I didn't replace these, but should have: 
Breather Elbow (big one to sump): 06A103213F
Breather hose (to cam cover breather): APX: 06A103213T, BAM: 06A103213AK

eBay:
APMotorstore:
11mm 90 degree silicone elbow (cut just the elbow off) to replace worn silicone elbow that goes to the check-valve in the hard vacuum lines) item no: 270417705082 - £5.20
19mm Silicone offcut hose for Hockey Puck to TIP. (Should get flouro lined for oil resistance but I havent yet as forge are just completing their direct replacement as announced by Mondo I think!) - £3.45 ish.

Jubilee Clips:
Decent stainless ones bought from Unipart over the road from me  
9 x 12-20mm (41p each)
8 x 20-32mm (45p each)
Plus the forge set listed above

All prices except ebay hose excluding VAT.

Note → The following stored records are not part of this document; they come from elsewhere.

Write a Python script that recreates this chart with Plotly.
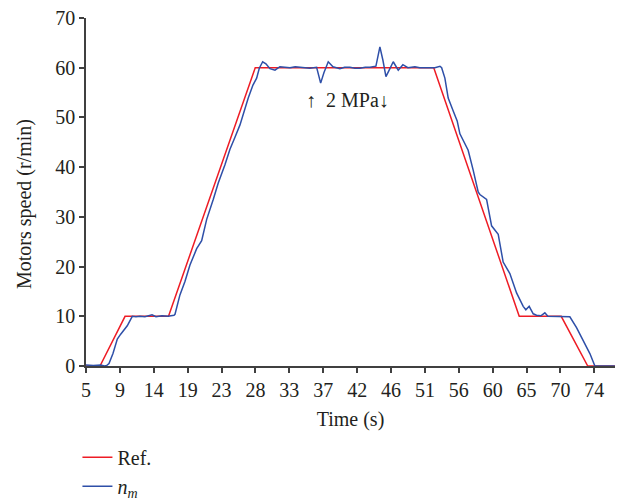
import plotly.graph_objects as go

# Reference speed profile (Ref.)
ref_t = [5, 6.9, 10.3, 16.2, 27.97, 52.2, 63.8, 69.5, 73.1, 76.8]
ref_v = [0, 0, 10, 10, 60, 60, 10, 10, 0, 0]

# Measured motor speed (n_m)
nm_t = [5, 6.0, 7.0, 7.5, 7.8, 8.12, 8.66, 9.25, 9.71, 10.16, 10.6, 11.28, 11.78, 12.33, 13.0,
        13.96, 14.5, 15.31, 16.13, 16.94, 17.08, 17.75, 18.43, 19.11, 20.02, 20.7, 21.38, 22.27,
        22.95, 23.86, 24.54, 25.22, 25.9, 27.02, 27.66, 28.16, 28.52, 28.98, 29.42, 29.97, 30.65,
        31.32, 32.0, 32.68, 33.4, 34.04, 34.7, 35.39, 36.3, 36.85, 37.29, 37.88, 38.52, 39.46,
        40.1, 40.82, 41.5, 42.18, 42.9, 43.54, 44.35, 44.89, 45.3, 45.71, 46.25, 46.7, 47.38,
        48.01, 48.69, 49.64, 50.3, 51.0, 51.7, 52.36, 53.04, 53.27, 53.71, 54.16, 54.84, 55.38,
        55.75, 56.2, 56.87, 57.55, 58.23, 58.46, 59.37, 60.05, 60.95, 61.62, 62.53, 63.44, 64.34,
        64.7, 65.15, 65.7, 66.15, 66.74, 67.28, 67.69, 68.64, 70.0, 70.67, 71.58, 72.48, 73.39,
        74.07, 76.78]
nm_v = [0.2, 0.1, 0.2, 0.0, 0.1, 0.5, 2.5, 5.4, 6.4, 7.2, 8.1, 10.0, 9.9, 10.0, 9.9,
        10.3, 9.9, 10.1, 10.0, 10.2, 10.4, 14.3, 17.0, 20.3, 23.6, 25.2, 29.5, 33.5,
        36.8, 40.5, 43.6, 46.0, 48.5, 53.9, 56.5, 57.9, 59.9, 61.2, 60.8, 59.8, 59.5,
        60.2, 60.1, 60.0, 60.2, 60.1, 59.9, 59.9, 60.1, 56.9, 59.0, 61.2, 60.2, 59.8,
        60.1, 60.1, 59.9, 59.9, 60.1, 60.1, 60.3, 64.2, 61.5, 58.2, 59.8, 61.2, 59.5,
        60.6, 60.0, 60.2, 60.0, 60.0, 60.1, 60.0, 60.3, 60.0, 57.9, 53.9, 51.3, 49.3,
        46.7, 45.3, 43.4, 39.4, 35.0, 34.5, 33.5, 28.2, 26.5, 20.9, 18.6, 14.7, 12.0,
        11.3, 12.0, 10.5, 10.2, 10.1, 10.7, 10.0, 10.0, 10.0, 9.9, 7.7, 5.1, 2.5,
        0.0, 0.0]

# Axis ticks
x_tickvals = [5 + 4.6 * i for i in range(16)]
x_ticktext = ["5", "9", "14", "19", "23", "28", "33", "37", "42", "46", "51", "56", "60", "65", "70", "74"]
y_tickvals = [0, 10, 20, 30, 40, 50, 60, 70]

FONT = "Liberation Serif"
TXT = "#231f20"
AX = "#404040"
FS = 20

fig = go.Figure()
fig.add_trace(go.Scatter(x=ref_t, y=ref_v, mode="lines", name="Ref.",
                         line=dict(color="#ee1c25", width=1.5)))
fig.add_trace(go.Scatter(x=nm_t, y=nm_v, mode="lines", name="<i>n</i><sub><i>m</i></sub>",
                         line=dict(color="#2e4fa8", width=1.5)))

fig.add_annotation(x=40.55, y=53.6, text="↑  2 MPa↓", showarrow=False,
                   font=dict(family=FONT, size=FS, color=TXT))
# y-axis title
fig.add_annotation(xref="paper", yref="paper", x=-0.115, y=0.466, text="Motors speed (r/min)",
                   textangle=-90, showarrow=False, xanchor="center", yanchor="middle",
                   font=dict(family=FONT, size=FS, color=TXT))

fig.update_layout(
    width=620, height=494,
    margin=dict(l=78, r=13, t=10, b=136, autoexpand=False),
    paper_bgcolor="white", plot_bgcolor="white",
    font=dict(family=FONT, size=FS, color=TXT),
    showlegend=True,
    legend=dict(orientation="v", xref="container", yref="container",
                x=0.112, xanchor="left", y=0.13, yanchor="top",
                font=dict(family=FONT, size=FS, color=TXT), tracegroupgap=0,
                bgcolor="rgba(0,0,0,0)"),
    xaxis=dict(range=[5, 76.8], tickvals=x_tickvals, ticktext=x_ticktext, automargin=True,
               showgrid=False, zeroline=False, showline=True, linecolor=AX, linewidth=1.5,
               ticks="outside", ticklen=5, tickcolor=AX, tickwidth=1.5, ticklabeloverflow="allow",
               tickfont=dict(family=FONT, size=FS, color=TXT),
               title=dict(text="Time (s)", standoff=12, font=dict(family=FONT, size=FS, color=TXT))),
    yaxis=dict(range=[0, 70], tickvals=y_tickvals, automargin=False,
               showgrid=False, zeroline=False, showline=True, linecolor=AX, linewidth=1.5,
               ticks="outside", ticklen=5, tickcolor=AX, tickwidth=1.5, ticklabeloverflow="allow",
               tickfont=dict(family=FONT, size=FS, color=TXT)),
)

fig.write_html("out.html")
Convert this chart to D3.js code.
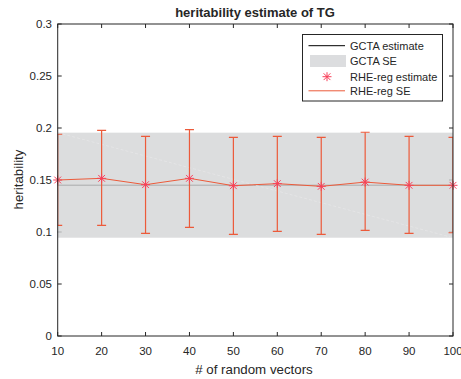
<!DOCTYPE html>
<html>
<head>
<meta charset="utf-8">
<script src="https://cdn.jsdelivr.net/npm/d3@7"></script>
<style>
    body { margin: 0; background: #fff; }
    text { font-family: "Liberation Sans", Arial, sans-serif; fill: #262626; }
</style>
</head>
<body>
<svg width="461" height="379"></svg>
<script>
const vectors = [10, 20, 30, 40, 50, 60, 70, 80, 90, 100];
const rheEst = [0.150, 0.1516, 0.1455, 0.1516, 0.1445, 0.1465, 0.1439, 0.148, 0.1449, 0.1449];
const rheHi = [0.194, 0.1978, 0.192, 0.1984, 0.191, 0.192, 0.191, 0.1959, 0.192, 0.191];
const rheLo = [0.1064, 0.1064, 0.0987, 0.1045, 0.0978, 0.1006, 0.0978, 0.1016, 0.0987, 0.0993];
const gctaEst = 0.145;
const gctaSE = 0.0505;
const xTicks = [10, 20, 30, 40, 50, 60, 70, 80, 90, 100];
const yTicks = [0, 0.05, 0.1, 0.15, 0.2, 0.25, 0.3];
const legendLabels = ["GCTA estimate", "GCTA SE", "RHE-reg estimate", "RHE-reg SE"];

const orange = "#ec5a3a";
const starColor = "#f8405a";

const svg = d3.select("svg");
const x = d3.scaleLinear().domain([10, 100]).range([57.7, 453]);
const y = d3.scaleLinear().domain([0, 0.3]).range([336, 24]);

svg.append("defs").append("clipPath").attr("id", "clip")
    .append("rect")
    .attr("x", x(10)).attr("y", y(0.3))
    .attr("width", x(100) - x(10)).attr("height", y(0) - y(0.3));

// ticks (inward, on all four sides)
const ticks = svg.append("g").attr("stroke", "#262626").attr("stroke-width", 1);
xTicks.forEach(t => {
    ticks.append("line").attr("x1", x(t)).attr("x2", x(t)).attr("y1", y(0)).attr("y2", y(0) - 4);
    ticks.append("line").attr("x1", x(t)).attr("x2", x(t)).attr("y1", y(0.3)).attr("y2", y(0.3) + 4);
});
yTicks.forEach(t => {
    ticks.append("line").attr("x1", x(10)).attr("x2", x(10) + 4).attr("y1", y(t)).attr("y2", y(t));
    ticks.append("line").attr("x1", x(100)).attr("x2", x(100) - 4).attr("y1", y(t)).attr("y2", y(t));
});

const plot = svg.append("g").attr("clip-path", "url(#clip)");

// GCTA estimate line, then SE band drawn semi-transparent over it
plot.append("line")
    .attr("x1", x(10)).attr("x2", x(100))
    .attr("y1", y(gctaEst)).attr("y2", y(gctaEst))
    .attr("stroke", "#000").attr("stroke-width", 1);

plot.append("rect")
    .attr("x", x(10)).attr("width", x(100) - x(10))
    .attr("y", y(gctaEst + gctaSE)).attr("height", y(gctaEst - gctaSE) - y(gctaEst + gctaSE))
    .attr("fill", "#d3d4d6").attr("fill-opacity", 0.8);

// faint patch diagonal
plot.append("line")
    .attr("x1", x(10)).attr("y1", y(gctaEst + gctaSE))
    .attr("x2", x(100)).attr("y2", y(gctaEst - gctaSE))
    .attr("stroke", "#e6e6e7").attr("stroke-width", 0.8).attr("stroke-dasharray", "3,2");

// RHE-reg line
plot.append("path")
    .datum(vectors.map((v, i) => [v, rheEst[i]]))
    .attr("fill", "none").attr("stroke", orange).attr("stroke-width", 1)
    .attr("d", d3.line().x(d => x(d[0])).y(d => y(d[1])));

// error bars
const eb = plot.append("g").attr("stroke", orange).attr("stroke-width", 1.2);
vectors.forEach((v, i) => {
    eb.append("line").attr("x1", x(v)).attr("x2", x(v)).attr("y1", y(rheLo[i])).attr("y2", y(rheHi[i]));
    eb.append("line").attr("x1", x(v) - 4.5).attr("x2", x(v) + 4.5).attr("y1", y(rheLo[i])).attr("y2", y(rheLo[i]));
    eb.append("line").attr("x1", x(v) - 4.5).attr("x2", x(v) + 4.5).attr("y1", y(rheHi[i])).attr("y2", y(rheHi[i]));
});

// star markers
function star(cx, cy, r) {
    const p = d3.path();
    const d = r * 0.75;
    p.moveTo(cx - r, cy); p.lineTo(cx + r, cy);
    p.moveTo(cx, cy - r); p.lineTo(cx, cy + r);
    p.moveTo(cx - d, cy - d); p.lineTo(cx + d, cy + d);
    p.moveTo(cx - d, cy + d); p.lineTo(cx + d, cy - d);
    return p.toString();
}
svg.append("g").selectAll("path")
    .data(vectors)
    .enter().append("path")
    .attr("d", (v, i) => star(x(v), y(rheEst[i]), 4.5))
    .attr("fill", "none").attr("stroke", starColor).attr("stroke-width", 1);

// box
svg.append("rect")
    .attr("x", x(10)).attr("y", y(0.3))
    .attr("width", x(100) - x(10)).attr("height", y(0) - y(0.3))
    .attr("fill", "none").attr("stroke", "#262626").attr("stroke-width", 1);

// tick labels
svg.append("g").selectAll("text")
    .data(xTicks).enter().append("text")
    .attr("x", d => x(d)).attr("y", 355)
    .attr("text-anchor", "middle").attr("font-size", 11.5)
    .text(d => d);

svg.append("g").selectAll("text")
    .data(yTicks).enter().append("text")
    .attr("x", 52).attr("y", d => y(d) + 4)
    .attr("text-anchor", "end").attr("font-size", 11.5)
    .text(d => d);

// labels
svg.append("text")
    .attr("x", 255).attr("y", 17)
    .attr("text-anchor", "middle").attr("font-size", 13).attr("font-weight", "bold")
    .text("heritability estimate of TG");

svg.append("text")
    .attr("x", 254).attr("y", 374)
    .attr("text-anchor", "middle").attr("font-size", 13.3)
    .text("# of random vectors");

svg.append("text")
    .attr("transform", `translate(23.3, 179.5) rotate(-90)`)
    .attr("text-anchor", "middle").attr("font-size", 13.3)
    .text("heritability");

// legend
const legend = svg.append("g").attr("transform", "translate(302.5, 34.5)");
legend.append("rect")
    .attr("width", 140).attr("height", 66.5)
    .attr("fill", "#fff").attr("stroke", "#262626").attr("stroke-width", 1);
const rowY = [11.2, 26.5, 42.2, 56.3];
legend.append("line").attr("x1", 6).attr("x2", 42.5).attr("y1", rowY[0]).attr("y2", rowY[0])
    .attr("stroke", "#000").attr("stroke-width", 1);
legend.append("rect").attr("x", 7.5).attr("width", 36).attr("y", rowY[1] - 6).attr("height", 12)
    .attr("fill", "#dcdddf");
legend.append("path").attr("d", star(24.5, rowY[2], 4.5))
    .attr("fill", "none").attr("stroke", starColor).attr("stroke-width", 1);
legend.append("line").attr("x1", 6).attr("x2", 42.5).attr("y1", rowY[3]).attr("y2", rowY[3])
    .attr("stroke", orange).attr("stroke-width", 1);
legend.selectAll("text.lab")
    .data(legendLabels).enter().append("text")
    .attr("class", "lab")
    .attr("x", 47.5).attr("y", (d, i) => rowY[i] + 4)
    .attr("font-size", 11)
    .text(d => d);
</script>
</body>
</html>
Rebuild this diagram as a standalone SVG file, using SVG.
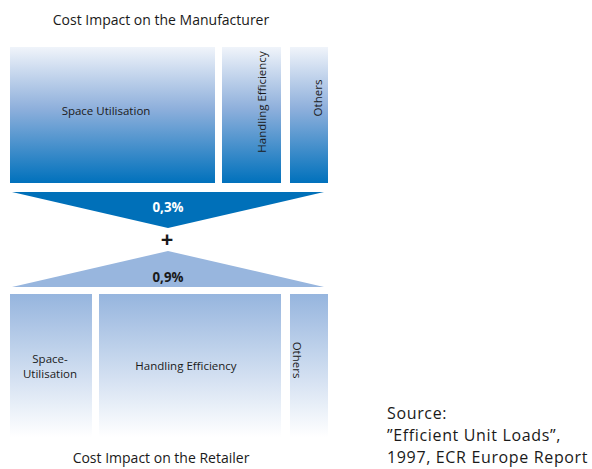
<svg xmlns="http://www.w3.org/2000/svg" width="592" height="469" viewBox="0 0 592 469">
<defs>
<linearGradient id="gTop" x1="0" y1="0" x2="0" y2="1">
<stop offset="0" stop-color="#f0f4fa"/>
<stop offset="0.45" stop-color="#8fb0dc"/>
<stop offset="1" stop-color="#0071bc"/>
</linearGradient>
<linearGradient id="gBot" x1="0" y1="0" x2="0" y2="1">
<stop offset="0" stop-color="#96b5de"/>
<stop offset="1" stop-color="#ffffff"/>
</linearGradient>
<style>
text{font-family:"Open Sans","Noto Sans","Liberation Sans",sans-serif;fill:#1a1a1a;}
.lbl{font-size:11.5px;}
.title{font-size:14px;text-anchor:middle;}
.pct{font-size:13.5px;font-weight:bold;text-anchor:middle;}
.src{font-size:16px;letter-spacing:0.65px;}
</style>
</defs>
<text class="title" x="161" y="25">Cost Impact on the Manufacturer</text>
<g id="m-space"><rect x="10" y="47" width="205" height="136" fill="url(#gTop)"/><text class="lbl" x="106" y="115" text-anchor="middle">Space Utilisation</text></g>
<g id="m-handling"><rect x="222" y="47" width="59" height="136" fill="url(#gTop)"/><text class="lbl" transform="translate(266,102) rotate(-90)" text-anchor="middle">Handling Efficiency</text></g>
<g id="m-others"><rect x="290" y="47" width="38" height="136" fill="url(#gTop)"/><text class="lbl" transform="translate(322,98) rotate(-90)" text-anchor="middle">Others</text></g>
<g id="tri-top"><polygon points="12,192 324,192 168,228" fill="#0070b9"/><text class="pct" x="168" y="212" textLength="31" lengthAdjust="spacingAndGlyphs" style="fill:#ffffff">0,3%</text></g>
<g id="plus"><text x="167" y="247" text-anchor="middle" style="font-size:22px;font-weight:bold;">+</text></g>
<g id="tri-bot"><polygon points="12,287 324,287 168,251" fill="#98b6de"/><text class="pct" x="168" y="282" textLength="31" lengthAdjust="spacingAndGlyphs">0,9%</text></g>
<g id="r-space"><rect x="10" y="294" width="82" height="143" fill="url(#gBot)"/><text class="lbl" x="50" y="363" text-anchor="middle">Space-</text><text class="lbl" x="50" y="378" text-anchor="middle">Utilisation</text></g>
<g id="r-handling"><rect x="99" y="294" width="182" height="143" fill="url(#gBot)"/><text class="lbl" x="186" y="370" text-anchor="middle">Handling Efficiency</text></g>
<g id="r-others"><rect x="290" y="294" width="38" height="143" fill="url(#gBot)"/><text class="lbl" transform="translate(293,360) rotate(90)" text-anchor="middle">Others</text></g>
<text class="title" x="161" y="463">Cost Impact on the Retailer</text>
<g id="source"><text class="src" x="387" y="419">Source:</text><text class="src" x="387" y="441">”Efficient Unit Loads”,</text><text class="src" x="387" y="463">1997, ECR Europe Report</text></g>
<g id="connectors"></g>
</svg>
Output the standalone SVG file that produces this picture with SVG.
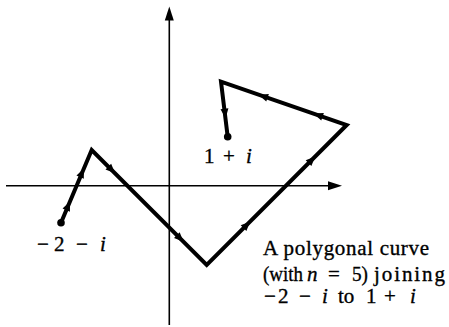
<svg xmlns="http://www.w3.org/2000/svg" width="449" height="327" viewBox="0 0 449 327">
<style>
.axis{stroke:#000;stroke-width:1.6;fill:none}
.curve{stroke:#000;stroke-width:4;fill:none;stroke-linejoin:miter}
.lbl{font-family:"Liberation Serif","Times New Roman",serif;font-size:21px;fill:#000;stroke:#000;stroke-width:0.35}
.it{font-style:italic}
</style>
<defs>
<path id="ah" d="M5,0 L-4.5,-4 L-4.5,4 Z" fill="#000"/>
<path id="axh" d="M0,0 L-14,-4.5 L-14,4.5 Z" fill="#000"/>
</defs>
<rect width="449" height="327" fill="#fff"/>
<g id="axes">
<line class="axis" x1="169.3" y1="325" x2="169.3" y2="18"/>
<use href="#axh" transform="translate(169.3,6.5) rotate(-90)"/>
<line class="axis" x1="6" y1="185.7" x2="330" y2="185.7"/>
<use href="#axh" transform="translate(342,185.7)"/>
</g>
<g id="connectors">
<polyline class="curve" points="61,222.7 91.7,150 206.7,265 346.7,125 221,81.7 227.7,136.7"/>
<use href="#ah" transform="translate(68,206) rotate(-67.1)"/>
<use href="#ah" transform="translate(81.9,173) rotate(-67.1)"/>
<use href="#ah" transform="translate(111.5,169.8) rotate(45)"/>
<use href="#ah" transform="translate(180,238.3) rotate(45)"/>
<use href="#ah" transform="translate(246.7,225) rotate(-45)"/>
<use href="#ah" transform="translate(311.7,160) rotate(-45)"/>
<use href="#ah" transform="translate(318.3,115.2) rotate(-161)"/>
<use href="#ah" transform="translate(263.3,96.3) rotate(-161)"/>
<use href="#ah" transform="translate(225,113.3) rotate(83.1)"/>
</g>
<g id="start">
<circle cx="61" cy="222.7" r="3.8" fill="#000"/>
<text class="lbl" y="250.5"><tspan x="37">−</tspan><tspan x="54">2</tspan><tspan x="76">−</tspan><tspan class="it" x="100">i</tspan></text>
</g>
<g id="end">
<circle cx="227.7" cy="136.7" r="3.8" fill="#000"/>
<text class="lbl" y="163.3"><tspan x="204">1</tspan><tspan x="223">+</tspan><tspan class="it" x="246">i</tspan></text>
</g>
<g id="caption">
<text class="lbl" x="263" y="254.5" textLength="166">A polygonal curve</text>
<text class="lbl" x="263" y="280.5" textLength="40" lengthAdjust="spacingAndGlyphs">(with</text>
<text class="lbl it" x="307" y="280.5">n</text>
<text class="lbl" x="328" y="280.5">=</text>
<text class="lbl" x="352" y="280.5" textLength="16" lengthAdjust="spacingAndGlyphs">5)</text>
<text class="lbl" x="374" y="280.5" textLength="71">joining</text>
<text class="lbl" y="303"><tspan x="264">−</tspan><tspan x="278">2</tspan><tspan x="299">−</tspan><tspan class="it" x="322">i</tspan><tspan x="338">to</tspan><tspan x="366">1</tspan><tspan x="384">+</tspan><tspan class="it" x="410">i</tspan></text>
</g>
</svg>
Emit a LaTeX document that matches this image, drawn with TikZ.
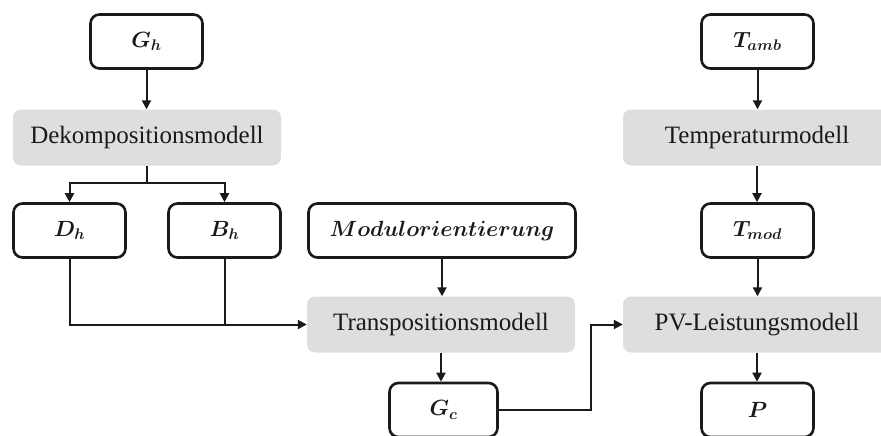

PLUS A DECENT SET OF TOOLS INCLUDING SIDECUTTERS FOR REMOVING SINGLE USE B*STARD CLIPS!
It helps to remove all plastic trim aroung the engine bay, and the Air box too to access the pipe connected from hockey puck to the TIP.
Also Throttle body came off to get good access. All of this was done with manifold ON.

Hope thats helpful!
Mike


----------



## SalsredTT (Jan 8, 2011)

*shudders in horror at bee*

nice job though - well done you!


----------



## ViperOneZero (Sep 4, 2008)

Now thats the post I have been waiting for.. bookmarked. thanks for that..

Buzzin :roll:


----------



## T3RBO (Dec 9, 2003)

Unbeelievable :lol:

Nice guide :wink:


----------



## mikesimbo (Aug 21, 2009)

GunnerGibson said:


> Now thats the post I have been waiting for.. bookmarked. thanks for that..
> 
> Buzzin :roll:


You planning to do yours? I did it without removing the manifold, it was a bit of hard work but definitely possible!
Just a heads up, its worth ordering two other parts: the big elbow that goes fromt the PCV 'T' housing to the oil sump, and the other hose connected to the 'T' piece which goes up to the cam breather 3-way hose with the hockey puck attached, as these were getting quite brittle/crumbly near the ends. I managed to salvage mine as I didn't have replacements nor a way of getting one, but probably plan to get them in the near future (if I want all that hassle again!)
Part numbers: Elbow 06A103213F, Breather Tube 06A103213AK.

Hope that helps!
Mike.


----------



## ViperOneZero (Sep 4, 2008)

yeah.. im going to do mine :-D


----------



## techfreak (Aug 13, 2010)

BEEdin' hell, that looks like coronary atheroma. And looks like you've replaced the arteries with all those fatty deposits with nice shiny silicone jobies.

I wonder if heart surgeons could do the same.

It's getting late.


----------



## Wak (May 6, 2002)

Oi! :lol: 
What happened here???









Them repair kits come with a perfectly sized clip, them Jubilees look like they are crushing the plastic barbed pipes. :?


----------



## paul_cymru (Mar 22, 2006)

I'll be doing this soon ... thanks


----------



## Grahamstt (Jul 22, 2008)

How much of the breather pipework relates to the APX engine :?


----------



## mikesimbo (Aug 21, 2009)

Grahamstt said:


> How much of the breather pipework relates to the APX engine :?


Not sure on the differences, I know the APX has a different cam cover 'Y' shaped hose as the forge one is BAM only. If you look at the parts catalogue I made, you can are which hoses you need for APX.

Mike


----------



## cookie (Mar 30, 2009)

Looks nice and smart now but you should of ditched all the PCV tubing and fitted a Oil Catch Can System while you was there would of been cheaper than buying all them bits (which I found out myself after replacing all the OEM ones with Forge pipes!)


----------



## mikesimbo (Aug 21, 2009)

cookie said:


> Looks nice and smart now but you should of ditched all the PCV tubing and fitted a Oil Catch Can System while you was there would of been cheaper than buying all them bits (which I found out myself after replacing all the OEM ones with Forge pipes!)


Thought about it and wanted to keep it standard!


----------



## katak (Jan 26, 2010)

Hello,

The hoses coming from APMotorstore on ebay are needed ?
I didn't really catch if that was mandatory.

Thanks in advance,

Katak


----------



## FiveDirty (Apr 12, 2015)

Nice one Mike. The parts list with numbers is particularly useful. [smiley=thumbsup.gif]


----------